Measures for Loss Prevention
With no unified legislation, the storage of lithium-ion batteries poses a dilemma for many companies. Generally, the potential risk associated with lithium batteries increases as the amount of energy stored by the batteries increases and as the number of stored batteries increases. For example, handheld power tool batteries have less energy than a forklift battery but a facility with hundreds of hand tools has more potential risk than a facility with only a few rechargeable tools.

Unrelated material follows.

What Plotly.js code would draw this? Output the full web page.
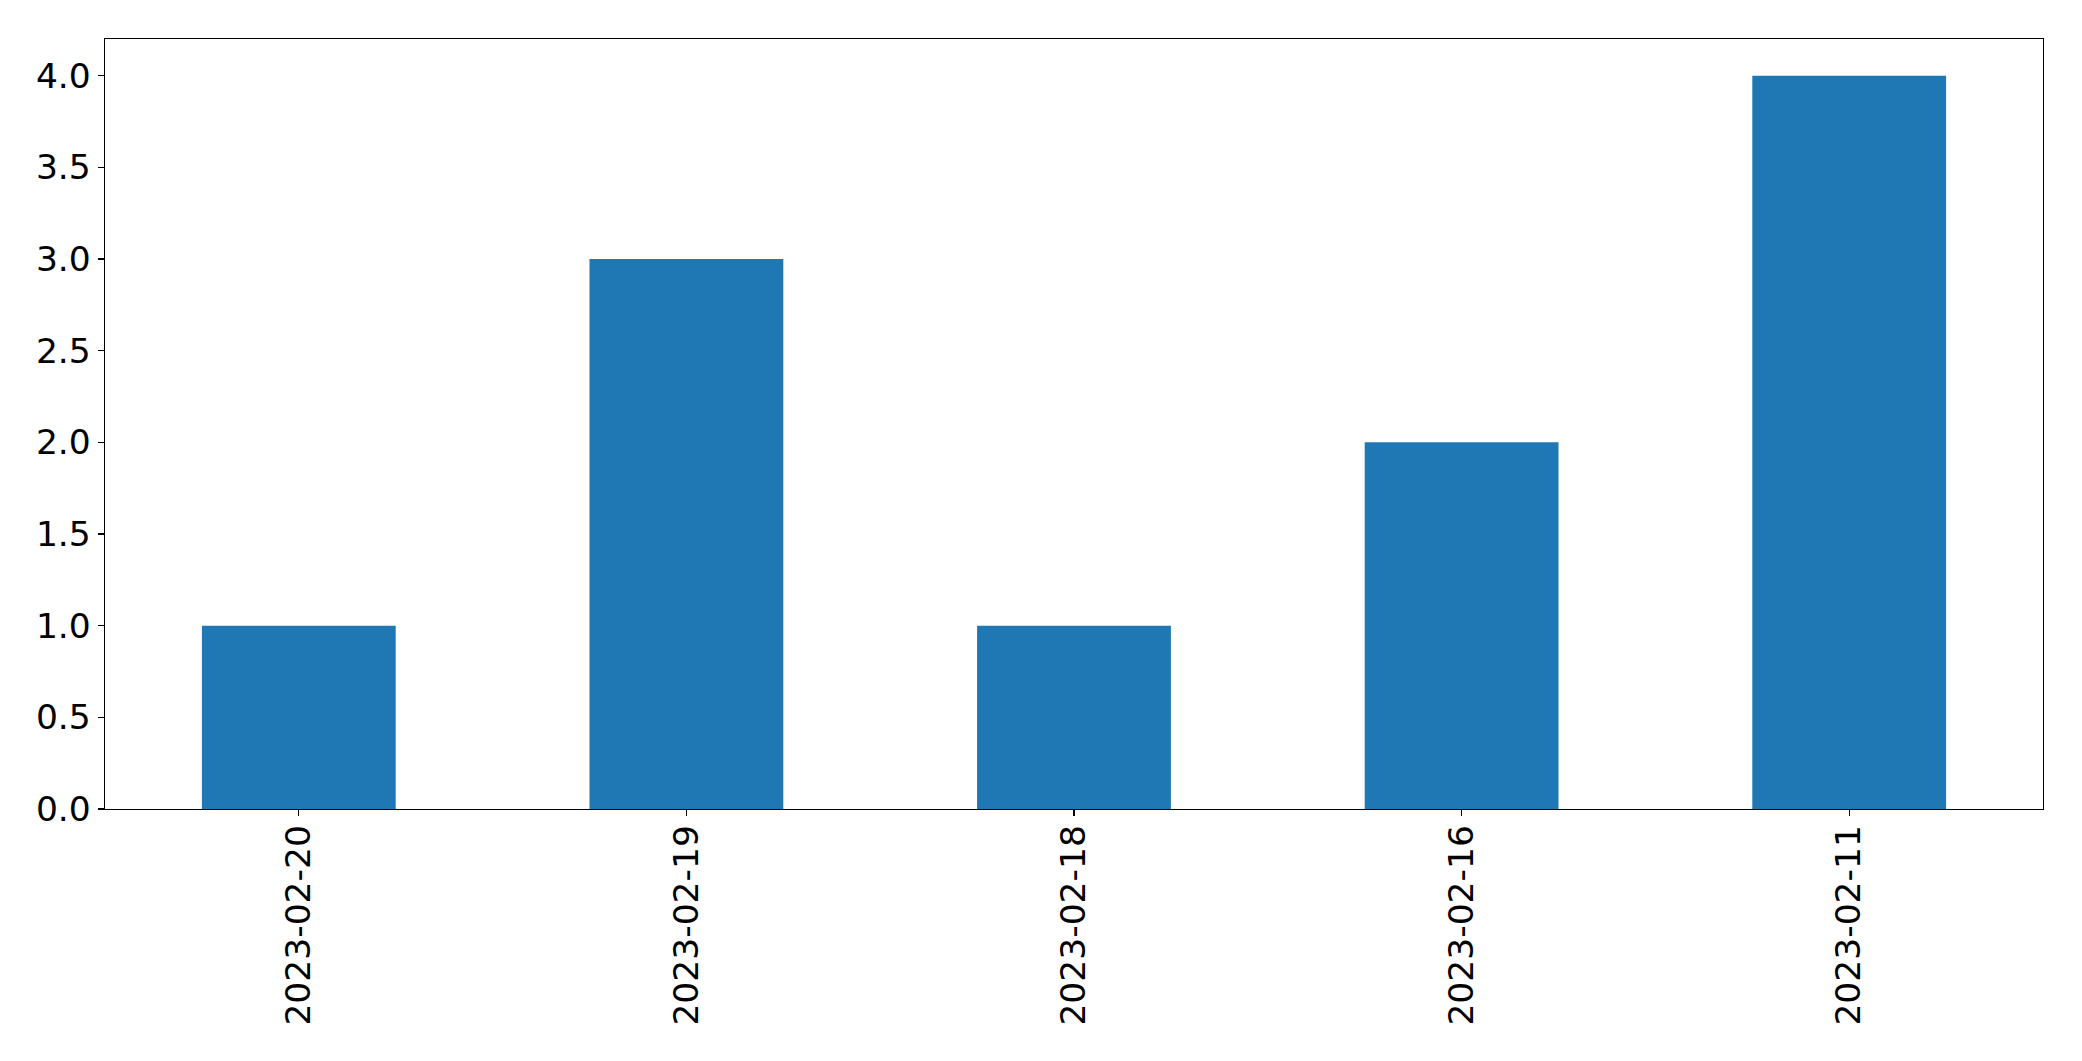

With this in mind, here are some tips for safely storing and transporting lithium-ion batteries; Observe the manufacturer’s instructions, protect battery poles from short-circuit, protect batteries from mechanical deformation, don’t expose to direct and long-term high temperatures including direct sunlight, ensure structural or spatial separation of a least 8 feet (2.5 meters) from other combustible materials when no automatic extinguishing equipment is present, and ensure damaged batteries are immediately removed from storage and production areas.
Safe Storage Solutions
Because of the inherent risks behind lithium-ion batteries, many companies use fire-safe cabinets to store their batteries when not in use. Unlike standard steel storage cabinets, fire-safe cabinets are designed to store hazardous materials, including lithium-ion batteries. They feature solidly welded construction and integrated vents for passive ventilation and are insulated with fireproof, 150-millimeter mineral wool panels (A class material, non-combustible). They also include thermo-dissipative media (class D fire), and visual identification on all sides to alert emergency personnel of contents and hazards.

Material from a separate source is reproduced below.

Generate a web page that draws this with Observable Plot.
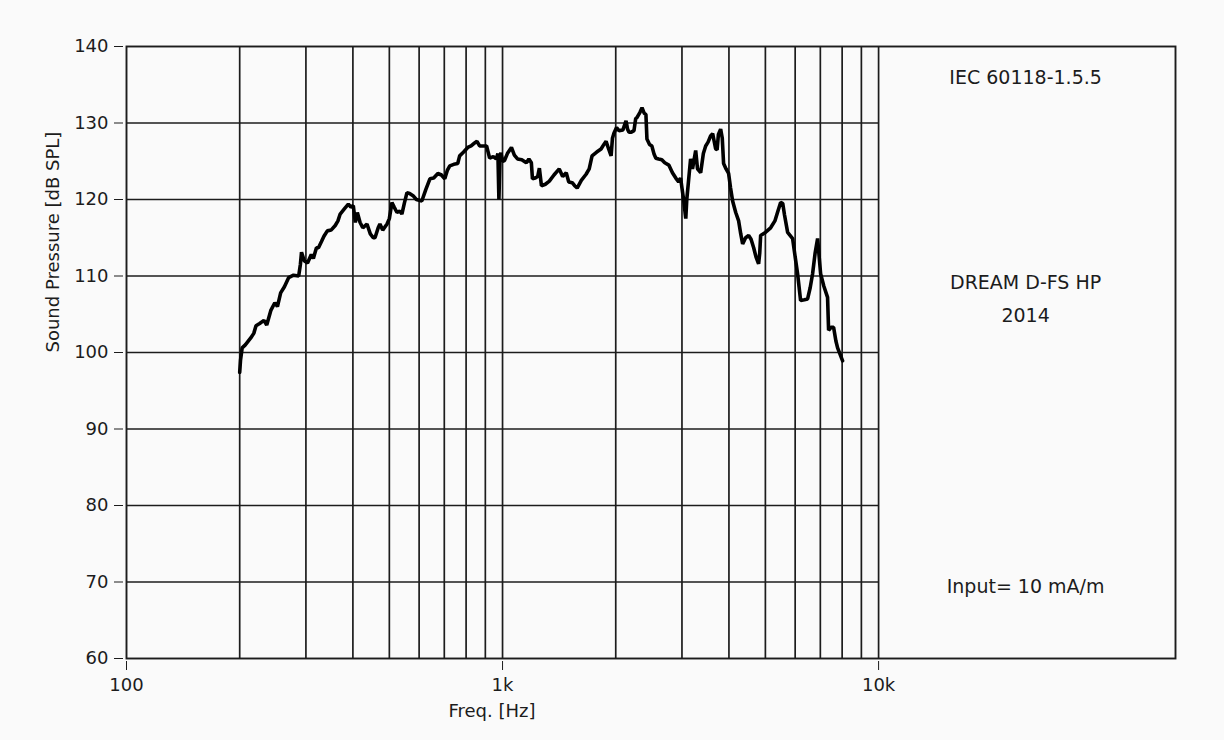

Fire-safe cabinets can store new, questionable, damaged, defective or end-of-life batteries of all shapes and sizes. The key benefit of these special storage cabinets is that they offer companies up to two hours of fire resistance. This becomes incredibly valuable time in the event of an emergency to clear a facility, alert the proper authorities, and ensure that a fire doesn’t spread. Storage cabinet solutions can also double as rechargeable centers for batteries. This allows the batteries to safely recharge overnight or in off-hours when there are fewer (if any) people present.
As mentioned before, the placement of batteries is critical to safety. This holds true for storage as well. Lithium-ion battery storage cabinets should keep them away from any other combustible material. Storage solutions can also feature transportation bases to allow for quick and safe cabinet removal from a facility should the need arise.
While there are no clear regulations and requirements for safely storing lithium-ion batteries yet, that shouldn’t stop organizations from taking the necessary steps to provide suitable storage and charging solutions for lithium-ion batteries. Failure to do so may result in companies being personally liable by insurers if inadequate fire measures are taken.
In all safety cases, preparation is key. Whether you are currently using lithium-ion batteries or are planning to soon, knowing the dangers they present and having an action plan to mitigate their harm can help you prevent the worst-case scenarios.